Just as they introduce their plan to the masses, #000000014 realizes that he can now also communicate with another woman, identified as #038491828, who tries to convince him that it is most important to accept their fate and find a way to be happy within the system. #052605011 is convinced that #038491828 is an agent of the system and has been introduced to sabotage them, but #000000014 struggles to believe her. As #000000014 tries to coalesce the movement, each woman encourages their respective followers to silence the other woman, leading to both of their deaths. The protagonist’s computer and room shut down, and when they come back online, his door opens, presenting him with the option to leave, but he starts recording and showing off, and the door then closes.

== Cast ==
- Melvin Gregg as #000000014
- Bradley Whitford as #006395873
- Danielle Campbell as #038491828
- Alice Braga as #052605011

== Release ==

The film premiered on August 19, 2023 in San Jose, California at the Cinequest Film & Creativity Festival, where it won the Jury Prize for Best Feature: Thriller, Fantasy, Horror, or Sci-Fi. The film was released in select theaters on November 3, 2023, and VOD on November 10, 2023.

== Reception ==

=== Critical response ===

SHARE? received mostly positive reviews. Reel News Daily called it, "Disturbing, funny, and undeniably thrilling. One of the smartest genre films of the year.” Film Threat specifically praised Bradley Whitford's performance, stating "Even considering the actor’s storied career, this could be his best work yet.” And Hugo Award-winning writer Christopher J. Garcia said, “This is an absolute masterpiece of a thought-experiment" Robert Kojder at Flickering Myth was more critical, saying “SHARE? is a compelling exercise in acting more than anything.”

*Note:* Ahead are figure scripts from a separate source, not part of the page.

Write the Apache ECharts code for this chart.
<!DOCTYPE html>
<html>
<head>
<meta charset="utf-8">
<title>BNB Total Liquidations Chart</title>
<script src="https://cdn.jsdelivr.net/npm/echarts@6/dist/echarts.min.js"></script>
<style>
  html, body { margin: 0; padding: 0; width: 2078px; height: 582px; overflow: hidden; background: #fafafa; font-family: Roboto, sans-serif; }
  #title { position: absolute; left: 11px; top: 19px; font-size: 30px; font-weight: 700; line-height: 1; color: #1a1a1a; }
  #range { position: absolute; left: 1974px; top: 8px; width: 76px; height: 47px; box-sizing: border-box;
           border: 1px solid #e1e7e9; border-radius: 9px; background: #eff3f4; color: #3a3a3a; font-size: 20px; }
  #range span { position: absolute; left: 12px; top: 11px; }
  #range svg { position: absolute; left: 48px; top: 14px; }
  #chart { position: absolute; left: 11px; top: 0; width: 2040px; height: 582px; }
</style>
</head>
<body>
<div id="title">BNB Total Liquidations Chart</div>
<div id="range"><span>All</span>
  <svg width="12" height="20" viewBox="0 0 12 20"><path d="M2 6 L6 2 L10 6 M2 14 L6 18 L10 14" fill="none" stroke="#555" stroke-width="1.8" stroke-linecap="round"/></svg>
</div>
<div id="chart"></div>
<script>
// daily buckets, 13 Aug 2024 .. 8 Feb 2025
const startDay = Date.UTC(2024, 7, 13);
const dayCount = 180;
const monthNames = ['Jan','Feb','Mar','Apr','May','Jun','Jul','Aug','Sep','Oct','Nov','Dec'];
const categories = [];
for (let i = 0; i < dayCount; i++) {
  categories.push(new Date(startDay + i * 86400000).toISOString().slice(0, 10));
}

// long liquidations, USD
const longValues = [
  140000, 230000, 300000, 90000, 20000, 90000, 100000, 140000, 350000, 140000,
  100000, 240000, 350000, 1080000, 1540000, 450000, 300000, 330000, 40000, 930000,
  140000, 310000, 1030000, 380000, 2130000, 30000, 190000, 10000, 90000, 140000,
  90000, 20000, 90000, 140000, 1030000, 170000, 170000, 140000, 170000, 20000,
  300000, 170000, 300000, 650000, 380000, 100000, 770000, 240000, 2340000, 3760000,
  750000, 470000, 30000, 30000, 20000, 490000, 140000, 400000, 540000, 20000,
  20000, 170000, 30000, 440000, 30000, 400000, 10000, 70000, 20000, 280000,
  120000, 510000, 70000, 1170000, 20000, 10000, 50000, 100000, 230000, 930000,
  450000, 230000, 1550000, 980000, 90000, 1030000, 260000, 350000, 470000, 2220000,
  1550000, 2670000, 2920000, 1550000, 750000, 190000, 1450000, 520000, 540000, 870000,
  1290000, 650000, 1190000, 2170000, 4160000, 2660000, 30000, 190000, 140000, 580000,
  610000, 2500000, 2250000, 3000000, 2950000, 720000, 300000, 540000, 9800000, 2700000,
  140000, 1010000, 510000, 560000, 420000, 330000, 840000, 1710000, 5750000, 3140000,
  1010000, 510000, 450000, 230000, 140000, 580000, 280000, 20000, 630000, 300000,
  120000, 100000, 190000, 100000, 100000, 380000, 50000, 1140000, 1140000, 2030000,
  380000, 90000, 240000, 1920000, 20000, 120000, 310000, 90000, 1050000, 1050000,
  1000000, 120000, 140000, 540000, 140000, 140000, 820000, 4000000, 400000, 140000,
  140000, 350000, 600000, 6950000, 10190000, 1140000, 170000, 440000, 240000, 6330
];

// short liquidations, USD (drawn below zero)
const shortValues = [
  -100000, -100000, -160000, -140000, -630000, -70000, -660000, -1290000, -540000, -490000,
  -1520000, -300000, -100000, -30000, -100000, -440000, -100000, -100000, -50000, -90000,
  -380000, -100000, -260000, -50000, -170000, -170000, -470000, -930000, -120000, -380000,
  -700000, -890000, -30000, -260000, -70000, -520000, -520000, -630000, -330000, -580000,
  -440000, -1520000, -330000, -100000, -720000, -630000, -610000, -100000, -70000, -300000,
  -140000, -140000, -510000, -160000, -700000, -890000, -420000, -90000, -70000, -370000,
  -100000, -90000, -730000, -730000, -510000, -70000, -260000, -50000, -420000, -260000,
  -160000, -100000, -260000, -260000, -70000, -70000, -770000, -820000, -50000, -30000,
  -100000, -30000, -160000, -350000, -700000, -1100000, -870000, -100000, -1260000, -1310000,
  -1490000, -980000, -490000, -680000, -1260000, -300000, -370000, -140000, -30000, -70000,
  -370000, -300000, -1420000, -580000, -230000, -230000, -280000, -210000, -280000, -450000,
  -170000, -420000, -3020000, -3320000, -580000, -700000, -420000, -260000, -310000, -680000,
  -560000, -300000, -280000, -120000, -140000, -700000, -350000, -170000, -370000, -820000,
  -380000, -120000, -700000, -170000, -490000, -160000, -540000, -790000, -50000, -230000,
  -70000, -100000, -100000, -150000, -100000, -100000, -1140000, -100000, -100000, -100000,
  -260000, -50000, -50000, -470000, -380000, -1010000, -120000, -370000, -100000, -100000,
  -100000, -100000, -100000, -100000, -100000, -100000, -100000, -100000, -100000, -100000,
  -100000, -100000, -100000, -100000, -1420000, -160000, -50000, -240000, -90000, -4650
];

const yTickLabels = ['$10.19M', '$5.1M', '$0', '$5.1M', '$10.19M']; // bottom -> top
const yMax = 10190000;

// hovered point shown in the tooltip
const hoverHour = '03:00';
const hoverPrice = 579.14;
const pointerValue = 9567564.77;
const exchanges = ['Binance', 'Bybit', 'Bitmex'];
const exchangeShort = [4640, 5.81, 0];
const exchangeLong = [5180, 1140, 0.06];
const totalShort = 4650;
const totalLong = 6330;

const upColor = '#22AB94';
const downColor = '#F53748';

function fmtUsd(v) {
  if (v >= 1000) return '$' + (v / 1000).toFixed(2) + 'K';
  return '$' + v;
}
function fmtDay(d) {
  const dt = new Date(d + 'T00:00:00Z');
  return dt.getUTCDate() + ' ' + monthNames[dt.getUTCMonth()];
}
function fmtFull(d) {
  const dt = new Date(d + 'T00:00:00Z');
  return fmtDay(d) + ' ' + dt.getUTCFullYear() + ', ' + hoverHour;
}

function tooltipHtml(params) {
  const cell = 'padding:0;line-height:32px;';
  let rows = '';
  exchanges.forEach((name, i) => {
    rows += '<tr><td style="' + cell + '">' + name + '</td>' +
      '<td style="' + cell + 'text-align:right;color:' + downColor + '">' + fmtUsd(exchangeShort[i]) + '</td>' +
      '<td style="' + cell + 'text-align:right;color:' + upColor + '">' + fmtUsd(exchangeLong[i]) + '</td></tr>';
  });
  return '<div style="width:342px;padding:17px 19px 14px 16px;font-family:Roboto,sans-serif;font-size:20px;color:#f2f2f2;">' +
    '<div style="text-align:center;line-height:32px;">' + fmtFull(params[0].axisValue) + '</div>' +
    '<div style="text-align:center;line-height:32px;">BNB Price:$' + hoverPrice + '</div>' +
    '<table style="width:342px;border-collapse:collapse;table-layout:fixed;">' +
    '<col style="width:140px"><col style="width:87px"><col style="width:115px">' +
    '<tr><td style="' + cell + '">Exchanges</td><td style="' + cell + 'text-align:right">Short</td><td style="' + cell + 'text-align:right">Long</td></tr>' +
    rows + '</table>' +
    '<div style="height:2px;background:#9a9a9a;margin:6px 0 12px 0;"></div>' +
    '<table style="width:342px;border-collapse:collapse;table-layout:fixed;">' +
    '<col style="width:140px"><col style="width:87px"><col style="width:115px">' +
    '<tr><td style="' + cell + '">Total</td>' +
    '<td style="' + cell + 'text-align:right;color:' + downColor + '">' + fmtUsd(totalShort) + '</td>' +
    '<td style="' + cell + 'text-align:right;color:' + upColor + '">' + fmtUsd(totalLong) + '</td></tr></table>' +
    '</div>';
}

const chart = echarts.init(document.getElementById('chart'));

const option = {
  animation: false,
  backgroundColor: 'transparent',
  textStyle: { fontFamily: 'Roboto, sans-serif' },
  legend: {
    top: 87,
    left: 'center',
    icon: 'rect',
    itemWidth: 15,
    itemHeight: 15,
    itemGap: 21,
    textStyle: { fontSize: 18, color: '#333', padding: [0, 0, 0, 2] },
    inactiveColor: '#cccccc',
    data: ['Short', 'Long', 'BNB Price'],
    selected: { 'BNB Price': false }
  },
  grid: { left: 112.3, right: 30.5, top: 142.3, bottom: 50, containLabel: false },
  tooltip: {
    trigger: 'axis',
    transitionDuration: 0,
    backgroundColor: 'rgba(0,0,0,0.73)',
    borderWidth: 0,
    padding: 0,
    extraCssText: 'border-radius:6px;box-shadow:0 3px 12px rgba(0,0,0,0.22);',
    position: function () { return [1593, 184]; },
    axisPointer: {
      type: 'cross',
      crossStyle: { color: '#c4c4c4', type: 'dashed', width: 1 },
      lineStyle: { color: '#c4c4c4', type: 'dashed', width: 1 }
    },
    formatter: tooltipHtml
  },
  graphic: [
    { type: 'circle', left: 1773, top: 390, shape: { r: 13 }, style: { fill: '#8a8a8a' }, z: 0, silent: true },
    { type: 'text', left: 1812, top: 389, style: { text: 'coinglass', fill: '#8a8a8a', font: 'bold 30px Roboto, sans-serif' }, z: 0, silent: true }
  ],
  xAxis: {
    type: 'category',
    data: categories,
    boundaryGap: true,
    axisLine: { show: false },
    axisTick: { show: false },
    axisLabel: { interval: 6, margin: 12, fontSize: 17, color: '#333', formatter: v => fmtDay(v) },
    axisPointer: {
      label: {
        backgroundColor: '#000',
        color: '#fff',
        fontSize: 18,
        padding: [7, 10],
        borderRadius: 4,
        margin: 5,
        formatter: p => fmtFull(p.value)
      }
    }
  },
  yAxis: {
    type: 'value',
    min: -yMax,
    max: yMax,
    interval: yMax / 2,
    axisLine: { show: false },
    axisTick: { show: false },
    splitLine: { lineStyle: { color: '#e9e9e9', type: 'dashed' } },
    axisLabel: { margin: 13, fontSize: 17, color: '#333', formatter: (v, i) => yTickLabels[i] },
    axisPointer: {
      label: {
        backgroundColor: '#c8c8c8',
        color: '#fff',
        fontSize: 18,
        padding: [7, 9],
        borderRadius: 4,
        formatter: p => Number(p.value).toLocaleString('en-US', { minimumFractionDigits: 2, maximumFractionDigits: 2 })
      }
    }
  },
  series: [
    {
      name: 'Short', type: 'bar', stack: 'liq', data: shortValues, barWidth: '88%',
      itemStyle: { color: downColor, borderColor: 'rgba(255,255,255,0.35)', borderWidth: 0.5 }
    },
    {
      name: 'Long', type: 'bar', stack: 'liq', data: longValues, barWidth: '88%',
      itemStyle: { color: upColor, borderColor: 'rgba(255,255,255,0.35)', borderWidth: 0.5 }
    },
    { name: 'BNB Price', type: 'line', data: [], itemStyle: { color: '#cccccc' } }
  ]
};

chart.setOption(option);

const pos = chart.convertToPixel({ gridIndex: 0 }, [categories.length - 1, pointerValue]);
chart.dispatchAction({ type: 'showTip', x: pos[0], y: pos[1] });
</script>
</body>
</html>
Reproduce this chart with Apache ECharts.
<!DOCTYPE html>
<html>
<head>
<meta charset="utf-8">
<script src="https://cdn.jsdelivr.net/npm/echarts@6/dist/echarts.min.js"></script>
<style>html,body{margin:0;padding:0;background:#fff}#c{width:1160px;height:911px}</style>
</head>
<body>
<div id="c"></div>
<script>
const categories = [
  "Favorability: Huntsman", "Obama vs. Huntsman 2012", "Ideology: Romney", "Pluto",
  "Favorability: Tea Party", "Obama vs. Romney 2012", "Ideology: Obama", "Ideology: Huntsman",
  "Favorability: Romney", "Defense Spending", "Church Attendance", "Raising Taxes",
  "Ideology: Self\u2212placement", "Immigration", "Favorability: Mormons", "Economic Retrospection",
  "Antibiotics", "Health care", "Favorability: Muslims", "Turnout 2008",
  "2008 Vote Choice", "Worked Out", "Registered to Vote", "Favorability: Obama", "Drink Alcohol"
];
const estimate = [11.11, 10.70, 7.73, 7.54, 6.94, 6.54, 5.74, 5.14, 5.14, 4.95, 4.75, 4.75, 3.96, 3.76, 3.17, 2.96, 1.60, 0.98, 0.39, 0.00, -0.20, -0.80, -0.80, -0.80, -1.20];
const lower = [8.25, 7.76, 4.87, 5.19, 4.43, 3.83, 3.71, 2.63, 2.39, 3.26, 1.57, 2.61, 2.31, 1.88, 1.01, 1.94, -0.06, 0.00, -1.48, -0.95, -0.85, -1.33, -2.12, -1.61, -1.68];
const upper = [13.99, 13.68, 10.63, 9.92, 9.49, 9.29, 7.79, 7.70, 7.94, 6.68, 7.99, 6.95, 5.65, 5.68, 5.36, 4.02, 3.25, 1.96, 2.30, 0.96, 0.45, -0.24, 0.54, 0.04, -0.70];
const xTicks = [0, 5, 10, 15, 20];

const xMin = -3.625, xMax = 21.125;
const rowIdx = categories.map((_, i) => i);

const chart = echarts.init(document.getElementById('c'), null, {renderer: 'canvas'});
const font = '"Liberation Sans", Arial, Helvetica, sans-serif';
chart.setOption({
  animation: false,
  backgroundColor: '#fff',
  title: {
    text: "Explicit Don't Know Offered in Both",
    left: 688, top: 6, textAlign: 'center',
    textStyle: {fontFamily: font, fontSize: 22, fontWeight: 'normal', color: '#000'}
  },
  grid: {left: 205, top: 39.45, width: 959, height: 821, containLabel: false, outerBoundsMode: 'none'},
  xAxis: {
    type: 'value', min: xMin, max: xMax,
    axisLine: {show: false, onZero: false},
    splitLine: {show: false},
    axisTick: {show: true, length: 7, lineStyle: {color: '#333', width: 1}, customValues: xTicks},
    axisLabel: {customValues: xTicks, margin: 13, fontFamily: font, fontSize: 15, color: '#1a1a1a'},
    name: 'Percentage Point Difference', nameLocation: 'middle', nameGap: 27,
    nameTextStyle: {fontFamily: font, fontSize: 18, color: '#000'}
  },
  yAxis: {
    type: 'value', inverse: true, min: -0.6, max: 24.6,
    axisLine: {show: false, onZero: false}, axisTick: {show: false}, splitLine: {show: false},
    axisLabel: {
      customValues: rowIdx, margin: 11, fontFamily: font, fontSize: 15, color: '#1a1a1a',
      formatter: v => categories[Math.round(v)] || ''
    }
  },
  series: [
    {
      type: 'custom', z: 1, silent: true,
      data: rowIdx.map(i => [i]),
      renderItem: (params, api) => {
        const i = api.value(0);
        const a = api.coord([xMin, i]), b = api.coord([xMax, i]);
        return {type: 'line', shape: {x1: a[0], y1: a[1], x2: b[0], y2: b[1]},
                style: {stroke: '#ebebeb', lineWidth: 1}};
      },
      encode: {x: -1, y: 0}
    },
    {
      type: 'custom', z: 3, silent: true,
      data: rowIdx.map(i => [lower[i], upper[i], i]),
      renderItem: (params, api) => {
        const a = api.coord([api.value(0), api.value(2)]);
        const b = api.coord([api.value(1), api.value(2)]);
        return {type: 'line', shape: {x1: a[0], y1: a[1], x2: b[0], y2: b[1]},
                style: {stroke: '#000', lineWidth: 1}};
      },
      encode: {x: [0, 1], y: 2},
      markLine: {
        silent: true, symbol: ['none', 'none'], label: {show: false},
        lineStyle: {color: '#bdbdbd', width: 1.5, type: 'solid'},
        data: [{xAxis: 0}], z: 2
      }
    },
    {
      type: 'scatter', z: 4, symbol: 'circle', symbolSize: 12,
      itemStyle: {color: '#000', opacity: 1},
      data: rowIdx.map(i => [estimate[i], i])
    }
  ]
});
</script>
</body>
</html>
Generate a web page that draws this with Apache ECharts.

A.A. Dowd named SHARE? one of the 10 most underrated movies of 2023.

Many outlets praised the film's interest in provoking the audience to examine their relationship with technology, as well as the innovative approach to production and post-production. Deadline mentioned that, "Given that each character in the story is physically isolated, the shoot (which is currently underway) called for the construction of multiple identical sets with integrated camera systems, teleprompters, and live event technology. The system designed for the project allows the actors to fully interact both with each other and the computer interface central to the story in real time, while giving the director and crew a precise pre-visualization of the finished product."

=== Awards ===

The film won the Jury Prize for Best Feature: Thriller, Fantasy, Horror, or Sci-Fi at the 2023 Cinequest Film & Creativity Festival.